Ok, I will leave this part to future.

> 
> >>> --- /dev/null
> >>> +++ b/gas/testsuite/gas/i386/avx10_2-rounding.d
> >>> @@ -0,0 +1,451 @@
> >>
> >> This file is only half the size of avx10_2-rounding-intel.d - why?
> >
> > This is because actually in those asm file, the att syntax are on the top half
> > of the testcases, the second half is intel syntax. No need to check them twice
> > for att syntax.
> >
> > For Intel syntax, since we could not just skip the first part, the size is
> doubled.
> 
> Of course you can, using "#..." on a line on its own. You'll find examples
> in existing testcases.

I c. I will change them to reduce testcase size.

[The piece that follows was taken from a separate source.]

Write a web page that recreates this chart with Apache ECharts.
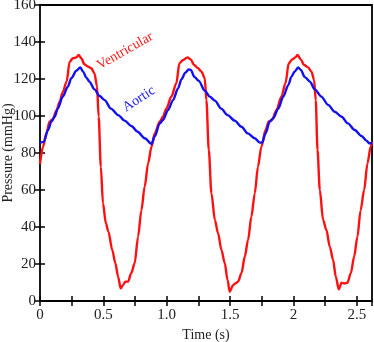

> >>> --- a/opcodes/i386-dis.c
> >>> +++ b/opcodes/i386-dis.c
> >>> @@ -229,6 +229,7 @@ struct instr_info
> >>>      bool b;
> >>>      bool no_broadcast;
> >>>      bool nf;
> >>> +    bool u;
> >>>    }
> >>>    vex;
> >>>
> >>> @@ -9030,6 +9031,8 @@ get_valid_dis386 (const struct dis386 *dp,
> >>> instr_info *ins)
> >>>
> >>>        if (!(*ins->codep & 0x4))
> >>>  	ins->rex2 |= REX_X;
> >>> +
> >>> +      ins->vex.u = *ins->codep & 0x4;
> >>>
> >>>        switch ((*ins->codep & 0x3))
> >>>  	{
> >>> @@ -9066,7 +9069,7 @@ get_valid_dis386 (const struct dis386 *dp,
> >> instr_info *ins)
> >>>  	  /* Report bad for !evex_default and when two fixed values of evex
> >>>  	     change..  */
> >>>  	  if (ins->evex_type != evex_default
> >>> -	      || (ins->rex2 & (REX_B | REX_X)))
> >>> +	      && (ins->rex2 & (REX_B | REX_X)))
> >>
> >> I can see why you may need to change this for REX_X, but hardly for REX_B
> at
> >> the same time?
> >
> > I suppose it is a typo according to the comment, which is buggy potentially
> and
> > found in AVX10.2.
> 
> If it was a pre-existing bug, it would want fixing separately (so it can
> be backported), or at the very least it would want calling out explicitly
> in the description.

I checked the encoding and found I misunderstood something. It is not buggy and
actually I just need to bypass REX_X. I will change the logic here.

Thx,
Haochen

> 
> Jan